La psicoterapia funziona se costituisce un’esperienza di segno diverso da quelle precedenti, cioè se riesce a cambiare la mappa cognitivo-emotiva del paziente in quanto esperienza formativa alternativa.
In tal senso la cosa più importante non è la teoria psicologica sottostante, ma il transfer come processo pratico, per cui il terapeuta deve impersonare l’Altro in modo diverso da come L’Altro è stato percepito e rappresentato dal paziente prima della terapia.
Il terapeuta, attraverso l’interazione col paziente, deve riuscire a fargli cambiare idee e soprattutto sentimenti per quanto riguarda l’Altro, a far nascere in lui la speranza e la fiducia che l’Altro sia diverso e migliore di come lo ha finora conosciuto, più interessante, più attraente, meno pericoloso, e gli faccia venir voglia di stabilire con lui un nuovo tipo di rapporto, più sano e soddisfacente.
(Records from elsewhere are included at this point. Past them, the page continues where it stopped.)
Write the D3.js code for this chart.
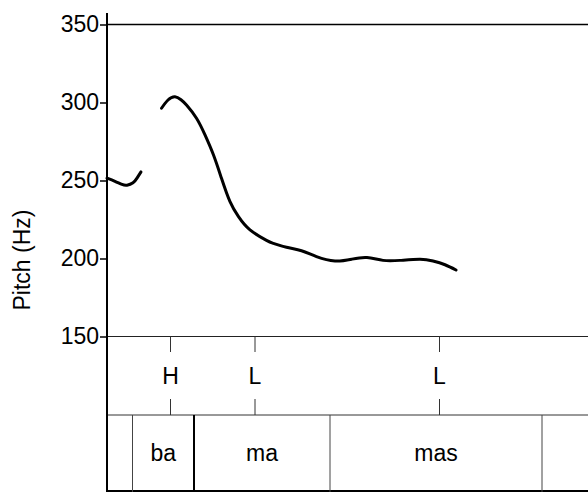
<!DOCTYPE html>
<html>
<head>
<meta charset="utf-8">
<script src="https://cdn.jsdelivr.net/npm/d3@7"></script>
<style>
  body { margin: 0; background: #fff; }
  svg { display: block; }
  text { font-family: "Liberation Sans", Arial, sans-serif; fill: #000; }
</style>
</head>
<body>
<svg id="chart" width="588" height="494"></svg>
<script>
// pitch track, [time (s), pitch (Hz)], two voiced stretches
const pitchA = [
  [0.000, 251.5], [0.016, 249.5], [0.030, 247.5], [0.040, 247.0],
  [0.052, 248.5], [0.060, 251.5], [0.068, 255.5]
];
const pitchB = [
  [0.109, 296.3], [0.122, 301.6], [0.136, 303.7], [0.148, 301.8],
  [0.159, 298.4], [0.179, 289.9], [0.196, 279.2], [0.213, 266.3],
  [0.229, 251.4], [0.246, 236.4], [0.263, 226.8], [0.286, 218.3],
  [0.319, 211.6], [0.333, 209.7], [0.359, 207.2], [0.389, 205.0],
  [0.419, 201.2], [0.456, 198.4], [0.490, 199.6], [0.520, 200.6],
  [0.552, 198.8], [0.586, 198.8], [0.626, 199.5], [0.652, 198.4],
  [0.676, 196.0], [0.698, 192.6]
];
const yTicks = [150, 200, 250, 300, 350];

// tone tier
const toneLabels = ["H", "L", "L"];
const toneTimes = [0.127, 0.296, 0.665];

// syllable tier
const syllableBounds = [0.051, 0.174, 0.446, 0.870];
const syllableLabels = ["ba", "ma", "mas"];
const wordBounds = [0.174];

const svg = d3.select('#chart');
const left = 107, right = 588;
const plotTop = 24.5, plotBottom = 336.5;
const toneBottom = 415, tierBottom = 492;
const fontSize = '23px';

const x = d3.scaleLinear().domain([0, 0.962]).range([left, right]);
const y = d3.scaleLinear().domain([150, 350]).range([plotBottom, plotTop]);

// frame lines
svg.append('line')
  .attr('x1', left).attr('x2', right).attr('y1', plotTop).attr('y2', plotTop)
  .attr('stroke', '#000').attr('stroke-width', 1.5);
svg.append('line')
  .attr('x1', left).attr('x2', right).attr('y1', plotBottom).attr('y2', plotBottom)
  .attr('stroke', '#222').attr('stroke-width', 1.2);
svg.append('line')
  .attr('x1', left).attr('x2', right).attr('y1', toneBottom).attr('y2', toneBottom)
  .attr('stroke', '#333').attr('stroke-width', 1);
svg.append('line')
  .attr('x1', left).attr('x2', right).attr('y1', tierBottom - 1).attr('y2', tierBottom - 1)
  .attr('stroke', '#000').attr('stroke-width', 2);

// y axis
const yAxis = svg.append('g')
  .attr('transform', `translate(${left}, 0)`)
  .call(d3.axisLeft(y).tickValues(yTicks).tickSize(7).tickPadding(1));
yAxis.select('.domain').remove();
yAxis.selectAll('.tick line').attr('stroke', '#000').attr('stroke-width', 1.5);
yAxis.selectAll('.tick text')
  .style('font-family', '"Liberation Sans", Arial, sans-serif')
  .style('font-size', fontSize).attr('fill', '#000');

svg.append('line')
  .attr('x1', left).attr('x2', left).attr('y1', 13).attr('y2', tierBottom)
  .attr('stroke', '#000').attr('stroke-width', 2);

svg.append('text')
  .attr('transform', `translate(30, 260) rotate(-90)`)
  .attr('text-anchor', 'middle')
  .style('font-size', fontSize)
  .text('Pitch (Hz)');

// pitch contour
const line = d3.line()
  .x(d => x(d[0]))
  .y(d => y(d[1]))
  .curve(d3.curveNatural);

[pitchA, pitchB].forEach(seg => {
  svg.append('path')
    .datum(seg)
    .attr('d', line)
    .attr('fill', 'none')
    .attr('stroke', '#000')
    .attr('stroke-width', 3)
    .attr('stroke-linecap', 'round')
    .attr('stroke-linejoin', 'round');
});

// tone tier
const tones = svg.selectAll('.tone')
  .data(toneTimes.map((t, i) => ({ t, label: toneLabels[i] })))
  .enter().append('g').attr('class', 'tone');
tones.append('line')
  .attr('x1', d => x(d.t)).attr('x2', d => x(d.t))
  .attr('y1', plotBottom).attr('y2', 352)
  .attr('stroke', '#333').attr('stroke-width', 1);
tones.append('line')
  .attr('x1', d => x(d.t)).attr('x2', d => x(d.t))
  .attr('y1', 399).attr('y2', toneBottom)
  .attr('stroke', '#333').attr('stroke-width', 1);
tones.append('text')
  .attr('x', d => x(d.t)).attr('y', 384)
  .attr('text-anchor', 'middle')
  .style('font-size', fontSize)
  .text(d => d.label);

// syllable tier
svg.selectAll('.bound')
  .data(syllableBounds)
  .enter().append('line')
  .attr('class', 'bound')
  .attr('x1', d => x(d)).attr('x2', d => x(d))
  .attr('y1', toneBottom).attr('y2', tierBottom)
  .attr('stroke', d => wordBounds.includes(d) ? '#000' : '#444')
  .attr('stroke-width', d => wordBounds.includes(d) ? 2 : 1);

svg.selectAll('.syl')
  .data(syllableLabels)
  .enter().append('text')
  .attr('class', 'syl')
  .attr('x', (d, i) => (x(syllableBounds[i]) + x(syllableBounds[i + 1])) / 2)
  .attr('y', 461)
  .attr('text-anchor', 'middle')
  .style('font-size', fontSize)
  .text(d => d);
</script>
</body>
</html>
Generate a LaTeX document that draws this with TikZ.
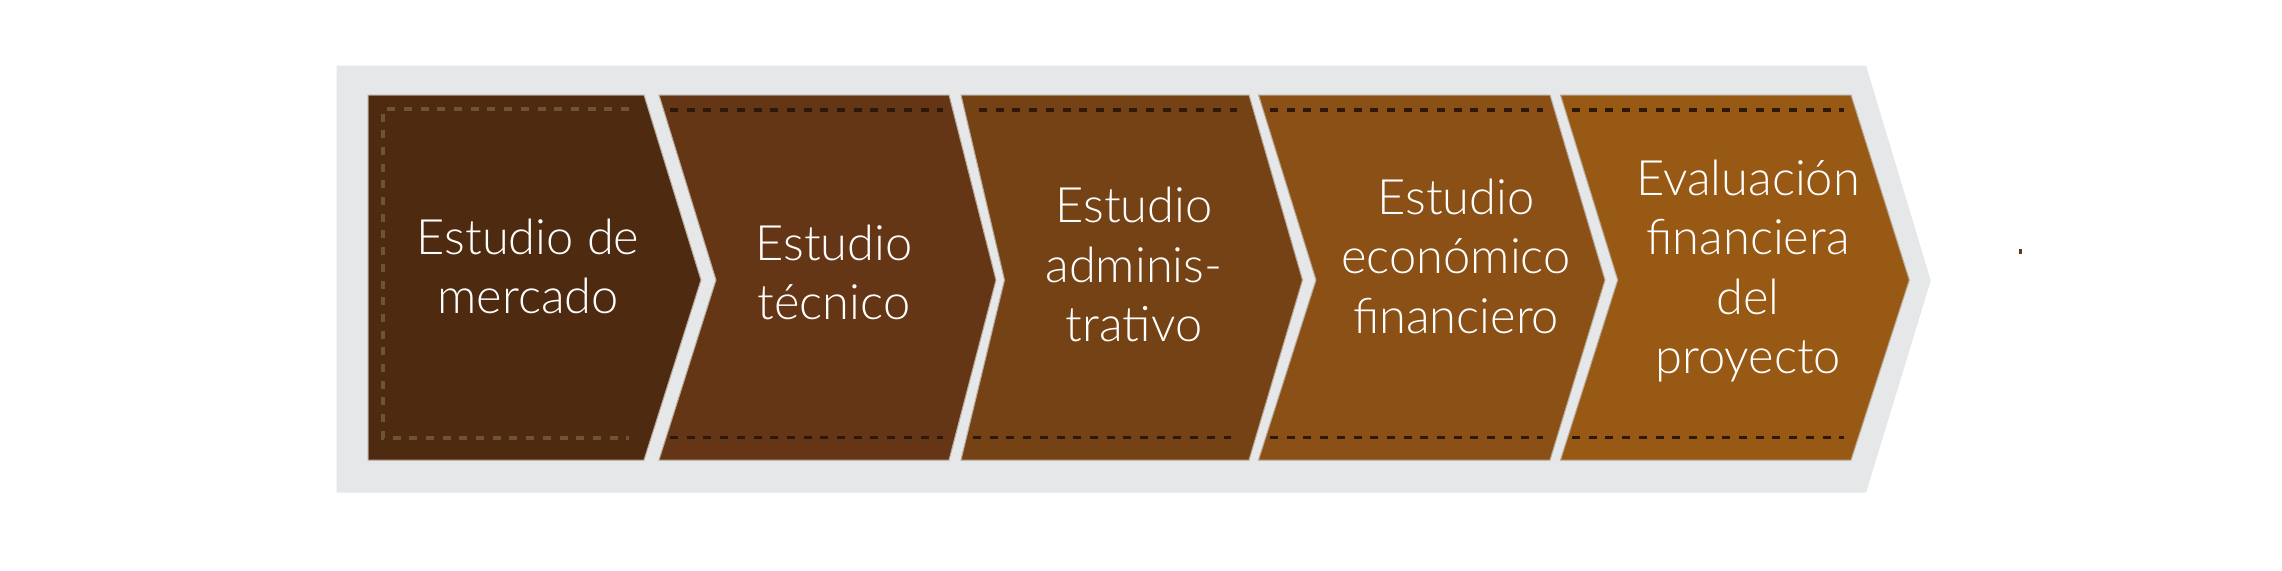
\documentclass[tikz,border=0pt]{standalone}
\usepackage{fontspec}
\setmainfont{Lato Light}
\definecolor{bggray}{HTML}{E6E7E8}
\definecolor{cA}{HTML}{4E2A11}
\definecolor{cB}{HTML}{643615}
\definecolor{cC}{HTML}{754216}
\definecolor{cD}{HTML}{8A5016}
\definecolor{cE}{HTML}{985915}
\definecolor{dashdark}{HTML}{2E180A}
\definecolor{dashlight}{HTML}{6E5532}
\definecolor{edgeline}{HTML}{B8A896}
\begin{document}
\begin{tikzpicture}[x=1pt,y=-1pt,
  chev/.style={draw=edgeline,line width=1pt,line join=miter},
  seam/.style={draw=dashdark,line width=3.2pt,dash pattern=on 8pt off 8.7pt},
  seamlight/.style={draw=dashlight,line width=3.2pt,dash pattern=on 8pt off 8.7pt},
  lbl/.style={text=white,inner sep=0pt,anchor=base,font=\fontsize{48.8}{59.5}\selectfont}]
\useasboundingbox (0,0) rectangle (2282,570);
\fill[white] (0,0) rectangle (2282,570);
% background band
\fill[bggray] (336.7,65.7) -- (1866,65.7) -- (1930.7,280.5) -- (1866,492.7) -- (336.7,492.7) -- cycle;
% chevrons
\filldraw[chev,fill=cA] (368,95) -- (644,95) -- (701,280) -- (644,460) -- (368,460) -- cycle;
\filldraw[chev,fill=cB] (659,95) -- (949,95) -- (996,280) -- (949,460) -- (659,460) -- (716,280) -- cycle;
\filldraw[chev,fill=cC] (961,95) -- (1249,95) -- (1302.5,280) -- (1249,460) -- (961,460) -- (1004.5,280) -- cycle;
\filldraw[chev,fill=cD] (1258.5,95) -- (1550,95) -- (1605,280) -- (1550,460) -- (1258.5,460) -- (1316,280) -- cycle;
\filldraw[chev,fill=cE] (1560.5,95) -- (1851,95) -- (1909.3,280) -- (1851,460) -- (1560.5,460) -- (1617.7,280) -- cycle;
% dashed seams
\draw[seamlight] (629,109) -- (383,109) -- (383,438) -- (629,438);
\draw[seam] (670,110) -- (943,110);
\draw[seam] (670,437.7) -- (943,437.7);
\draw[seam] (979,110) -- (1237,110);
\draw[seam] (973,437.7) -- (1231,437.7);
\draw[seam] (1270,110) -- (1543,110);
\draw[seam] (1270,437.7) -- (1543,437.7);
\draw[seam] (1572,110) -- (1844,110);
\draw[seam] (1572,437.7) -- (1844,437.7);
% labels
\node[lbl] (t1) at (528,254) {\begin{tabular}[t]{@{}c@{}}Estudio de\\mercado\end{tabular}};
\node[lbl] (t2) at (834,260) {\begin{tabular}[t]{@{}c@{}}Estudio\\técnico\end{tabular}};
\node[lbl] (t3) at (1134,222.7) {\begin{tabular}[t]{@{}c@{}}Estudio\\adminis-\\trativo\end{tabular}};
\node[lbl] (t4) at (1456,214.3) {\begin{tabular}[t]{@{}c@{}}Estudio\\económico\\financiero\end{tabular}};
\node[lbl] (t5) at (1748,195) {\begin{tabular}[t]{@{}c@{}}Evaluación\\financiera\\del\\proyecto\end{tabular}};
% stray mark
\fill[cB] (2019,248.5) rectangle (2021.5,254);
\end{tikzpicture}
\end{document}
Lo studio del terapeuta dovrebbe dunque costituire la palestra in cui il paziente si allena a interagire con l’Altro in modo diverso e più soddisfacente, e il terapeuta deve fare da coach in questa attività.
In molti casi, inoltre, il terapeuta deve sostituire i genitori del paziente in quanto educatori alla vita, cioè ai sani rapporti con gli altri, correggendo il loro operato.